▸ **EXERCISE**
The listing below must be repeated word for word, with its images excluded.

▸ **PROVIDED DATA**
* * * * * * * * *

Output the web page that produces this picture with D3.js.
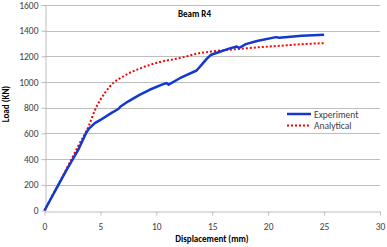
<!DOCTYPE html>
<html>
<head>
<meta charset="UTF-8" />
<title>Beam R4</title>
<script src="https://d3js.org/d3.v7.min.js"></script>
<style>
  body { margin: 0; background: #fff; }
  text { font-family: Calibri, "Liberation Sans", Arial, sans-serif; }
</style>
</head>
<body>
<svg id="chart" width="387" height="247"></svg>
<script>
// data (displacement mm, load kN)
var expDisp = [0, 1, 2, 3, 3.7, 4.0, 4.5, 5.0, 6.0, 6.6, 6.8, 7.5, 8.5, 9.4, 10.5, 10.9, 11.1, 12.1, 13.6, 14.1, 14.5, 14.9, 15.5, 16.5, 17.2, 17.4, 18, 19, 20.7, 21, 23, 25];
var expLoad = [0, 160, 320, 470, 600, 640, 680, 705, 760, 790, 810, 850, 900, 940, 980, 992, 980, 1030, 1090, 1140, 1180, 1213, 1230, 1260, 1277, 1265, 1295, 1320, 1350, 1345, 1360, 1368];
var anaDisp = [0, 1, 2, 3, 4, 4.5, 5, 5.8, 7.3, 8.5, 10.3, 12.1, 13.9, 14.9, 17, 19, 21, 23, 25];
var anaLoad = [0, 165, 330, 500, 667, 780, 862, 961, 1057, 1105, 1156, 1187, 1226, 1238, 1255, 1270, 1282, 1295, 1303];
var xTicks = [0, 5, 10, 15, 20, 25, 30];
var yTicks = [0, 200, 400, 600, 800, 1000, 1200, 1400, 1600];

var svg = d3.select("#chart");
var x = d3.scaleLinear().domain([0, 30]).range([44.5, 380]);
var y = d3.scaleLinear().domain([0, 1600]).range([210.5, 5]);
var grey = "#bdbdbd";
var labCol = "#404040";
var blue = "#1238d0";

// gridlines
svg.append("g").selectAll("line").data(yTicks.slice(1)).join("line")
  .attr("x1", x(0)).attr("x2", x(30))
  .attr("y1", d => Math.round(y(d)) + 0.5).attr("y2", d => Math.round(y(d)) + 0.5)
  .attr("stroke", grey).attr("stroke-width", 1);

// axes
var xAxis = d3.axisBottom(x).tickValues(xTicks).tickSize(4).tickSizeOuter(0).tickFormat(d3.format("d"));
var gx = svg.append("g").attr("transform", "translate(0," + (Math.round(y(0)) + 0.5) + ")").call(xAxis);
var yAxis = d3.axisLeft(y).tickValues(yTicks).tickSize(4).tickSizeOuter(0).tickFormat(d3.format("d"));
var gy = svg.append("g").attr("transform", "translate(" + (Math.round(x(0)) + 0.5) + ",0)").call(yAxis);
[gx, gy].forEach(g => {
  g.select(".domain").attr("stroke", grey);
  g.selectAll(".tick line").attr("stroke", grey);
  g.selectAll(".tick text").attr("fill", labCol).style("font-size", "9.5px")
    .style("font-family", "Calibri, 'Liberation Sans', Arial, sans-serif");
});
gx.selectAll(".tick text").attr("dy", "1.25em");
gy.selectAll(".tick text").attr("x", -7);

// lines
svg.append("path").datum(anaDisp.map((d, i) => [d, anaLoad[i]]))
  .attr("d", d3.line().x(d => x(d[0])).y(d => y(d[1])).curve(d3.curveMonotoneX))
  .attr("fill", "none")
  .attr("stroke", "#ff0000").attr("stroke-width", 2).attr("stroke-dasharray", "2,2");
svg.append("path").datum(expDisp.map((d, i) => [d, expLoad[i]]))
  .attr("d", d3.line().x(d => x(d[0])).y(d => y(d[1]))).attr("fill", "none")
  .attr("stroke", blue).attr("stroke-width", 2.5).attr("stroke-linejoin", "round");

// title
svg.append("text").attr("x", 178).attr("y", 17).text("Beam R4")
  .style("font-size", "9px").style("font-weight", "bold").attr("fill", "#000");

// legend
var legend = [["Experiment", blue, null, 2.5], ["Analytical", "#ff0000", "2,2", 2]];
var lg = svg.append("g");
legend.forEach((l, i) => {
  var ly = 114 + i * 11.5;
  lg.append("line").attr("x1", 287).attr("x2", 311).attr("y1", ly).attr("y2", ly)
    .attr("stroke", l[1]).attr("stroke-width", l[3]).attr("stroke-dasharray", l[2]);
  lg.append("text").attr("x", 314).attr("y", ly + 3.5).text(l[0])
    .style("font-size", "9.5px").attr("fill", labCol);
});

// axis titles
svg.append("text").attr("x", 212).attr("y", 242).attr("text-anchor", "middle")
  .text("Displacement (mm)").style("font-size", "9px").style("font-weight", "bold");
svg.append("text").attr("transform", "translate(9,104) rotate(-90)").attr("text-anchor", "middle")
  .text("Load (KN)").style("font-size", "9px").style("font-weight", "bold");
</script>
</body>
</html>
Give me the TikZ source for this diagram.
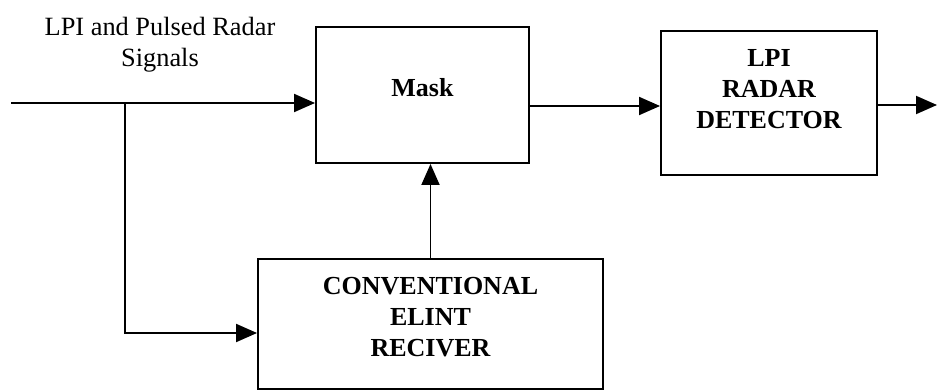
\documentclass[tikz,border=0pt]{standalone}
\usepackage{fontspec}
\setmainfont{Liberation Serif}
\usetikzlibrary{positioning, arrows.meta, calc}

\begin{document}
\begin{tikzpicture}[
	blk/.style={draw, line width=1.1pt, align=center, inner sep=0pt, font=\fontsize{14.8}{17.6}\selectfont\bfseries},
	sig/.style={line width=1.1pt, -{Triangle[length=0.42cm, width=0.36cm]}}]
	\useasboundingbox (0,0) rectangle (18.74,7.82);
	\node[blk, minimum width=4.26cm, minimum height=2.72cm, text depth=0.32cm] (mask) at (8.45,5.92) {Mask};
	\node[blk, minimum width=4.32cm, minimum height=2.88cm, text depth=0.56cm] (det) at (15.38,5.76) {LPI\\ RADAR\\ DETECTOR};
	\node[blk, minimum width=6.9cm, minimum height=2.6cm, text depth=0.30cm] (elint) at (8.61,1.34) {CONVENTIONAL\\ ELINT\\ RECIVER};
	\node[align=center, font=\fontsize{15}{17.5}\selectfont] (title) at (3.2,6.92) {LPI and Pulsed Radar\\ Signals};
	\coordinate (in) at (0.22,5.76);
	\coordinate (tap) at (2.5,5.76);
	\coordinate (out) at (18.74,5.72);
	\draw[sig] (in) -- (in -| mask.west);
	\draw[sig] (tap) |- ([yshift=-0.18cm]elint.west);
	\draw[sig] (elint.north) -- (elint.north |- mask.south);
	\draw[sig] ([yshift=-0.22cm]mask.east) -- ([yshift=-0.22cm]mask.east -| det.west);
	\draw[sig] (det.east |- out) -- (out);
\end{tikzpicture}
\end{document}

* * * * * * * * *

▸ **SOLUTION FOR THIS EXERCISE**
Output the web page that produces this picture with D3.js.
<!DOCTYPE html>
<html>
<head>
<meta charset="UTF-8" />
<title>Beam R4</title>
<script src="https://d3js.org/d3.v7.min.js"></script>
<style>
  body { margin: 0; background: #fff; }
  text { font-family: Calibri, "Liberation Sans", Arial, sans-serif; }
</style>
</head>
<body>
<svg id="chart" width="387" height="247"></svg>
<script>
// data (displacement mm, load kN)
var expDisp = [0, 1, 2, 3, 3.7, 4.0, 4.5, 5.0, 6.0, 6.6, 6.8, 7.5, 8.5, 9.4, 10.5, 10.9, 11.1, 12.1, 13.6, 14.1, 14.5, 14.9, 15.5, 16.5, 17.2, 17.4, 18, 19, 20.7, 21, 23, 25];
var expLoad = [0, 160, 320, 470, 600, 640, 680, 705, 760, 790, 810, 850, 900, 940, 980, 992, 980, 1030, 1090, 1140, 1180, 1213, 1230, 1260, 1277, 1265, 1295, 1320, 1350, 1345, 1360, 1368];
var anaDisp = [0, 1, 2, 3, 4, 4.5, 5, 5.8, 7.3, 8.5, 10.3, 12.1, 13.9, 14.9, 17, 19, 21, 23, 25];
var anaLoad = [0, 165, 330, 500, 667, 780, 862, 961, 1057, 1105, 1156, 1187, 1226, 1238, 1255, 1270, 1282, 1295, 1303];
var xTicks = [0, 5, 10, 15, 20, 25, 30];
var yTicks = [0, 200, 400, 600, 800, 1000, 1200, 1400, 1600];

var svg = d3.select("#chart");
var x = d3.scaleLinear().domain([0, 30]).range([44.5, 380]);
var y = d3.scaleLinear().domain([0, 1600]).range([210.5, 5]);
var grey = "#bdbdbd";
var labCol = "#404040";
var blue = "#1238d0";

// gridlines
svg.append("g").selectAll("line").data(yTicks.slice(1)).join("line")
  .attr("x1", x(0)).attr("x2", x(30))
  .attr("y1", d => Math.round(y(d)) + 0.5).attr("y2", d => Math.round(y(d)) + 0.5)
  .attr("stroke", grey).attr("stroke-width", 1);

// axes
var xAxis = d3.axisBottom(x).tickValues(xTicks).tickSize(4).tickSizeOuter(0).tickFormat(d3.format("d"));
var gx = svg.append("g").attr("transform", "translate(0," + (Math.round(y(0)) + 0.5) + ")").call(xAxis);
var yAxis = d3.axisLeft(y).tickValues(yTicks).tickSize(4).tickSizeOuter(0).tickFormat(d3.format("d"));
var gy = svg.append("g").attr("transform", "translate(" + (Math.round(x(0)) + 0.5) + ",0)").call(yAxis);
[gx, gy].forEach(g => {
  g.select(".domain").attr("stroke", grey);
  g.selectAll(".tick line").attr("stroke", grey);
  g.selectAll(".tick text").attr("fill", labCol).style("font-size", "9.5px")
    .style("font-family", "Calibri, 'Liberation Sans', Arial, sans-serif");
});
gx.selectAll(".tick text").attr("dy", "1.25em");
gy.selectAll(".tick text").attr("x", -7);

// lines
svg.append("path").datum(anaDisp.map((d, i) => [d, anaLoad[i]]))
  .attr("d", d3.line().x(d => x(d[0])).y(d => y(d[1])).curve(d3.curveMonotoneX))
  .attr("fill", "none")
  .attr("stroke", "#ff0000").attr("stroke-width", 2).attr("stroke-dasharray", "2,2");
svg.append("path").datum(expDisp.map((d, i) => [d, expLoad[i]]))
  .attr("d", d3.line().x(d => x(d[0])).y(d => y(d[1]))).attr("fill", "none")
  .attr("stroke", blue).attr("stroke-width", 2.5).attr("stroke-linejoin", "round");

// title
svg.append("text").attr("x", 178).attr("y", 17).text("Beam R4")
  .style("font-size", "9px").style("font-weight", "bold").attr("fill", "#000");

// legend
var legend = [["Experiment", blue, null, 2.5], ["Analytical", "#ff0000", "2,2", 2]];
var lg = svg.append("g");
legend.forEach((l, i) => {
  var ly = 114 + i * 11.5;
  lg.append("line").attr("x1", 287).attr("x2", 311).attr("y1", ly).attr("y2", ly)
    .attr("stroke", l[1]).attr("stroke-width", l[3]).attr("stroke-dasharray", l[2]);
  lg.append("text").attr("x", 314).attr("y", ly + 3.5).text(l[0])
    .style("font-size", "9.5px").attr("fill", labCol);
});

// axis titles
svg.append("text").attr("x", 212).attr("y", 242).attr("text-anchor", "middle")
  .text("Displacement (mm)").style("font-size", "9px").style("font-weight", "bold");
svg.append("text").attr("transform", "translate(9,104) rotate(-90)").attr("text-anchor", "middle")
  .text("Load (KN)").style("font-size", "9px").style("font-weight", "bold");
</script>
</body>
</html>
Give me the TikZ source for this diagram.
\documentclass[tikz,border=0pt]{standalone}
\usepackage{fontspec}
\setmainfont{Liberation Serif}
\usetikzlibrary{positioning, arrows.meta, calc}

\begin{document}
\begin{tikzpicture}[
	blk/.style={draw, line width=1.1pt, align=center, inner sep=0pt, font=\fontsize{14.8}{17.6}\selectfont\bfseries},
	sig/.style={line width=1.1pt, -{Triangle[length=0.42cm, width=0.36cm]}}]
	\useasboundingbox (0,0) rectangle (18.74,7.82);
	\node[blk, minimum width=4.26cm, minimum height=2.72cm, text depth=0.32cm] (mask) at (8.45,5.92) {Mask};
	\node[blk, minimum width=4.32cm, minimum height=2.88cm, text depth=0.56cm] (det) at (15.38,5.76) {LPI\\ RADAR\\ DETECTOR};
	\node[blk, minimum width=6.9cm, minimum height=2.6cm, text depth=0.30cm] (elint) at (8.61,1.34) {CONVENTIONAL\\ ELINT\\ RECIVER};
	\node[align=center, font=\fontsize{15}{17.5}\selectfont] (title) at (3.2,6.92) {LPI and Pulsed Radar\\ Signals};
	\coordinate (in) at (0.22,5.76);
	\coordinate (tap) at (2.5,5.76);
	\coordinate (out) at (18.74,5.72);
	\draw[sig] (in) -- (in -| mask.west);
	\draw[sig] (tap) |- ([yshift=-0.18cm]elint.west);
	\draw[sig] (elint.north) -- (elint.north |- mask.south);
	\draw[sig] ([yshift=-0.22cm]mask.east) -- ([yshift=-0.22cm]mask.east -| det.west);
	\draw[sig] (det.east |- out) -- (out);
\end{tikzpicture}
\end{document}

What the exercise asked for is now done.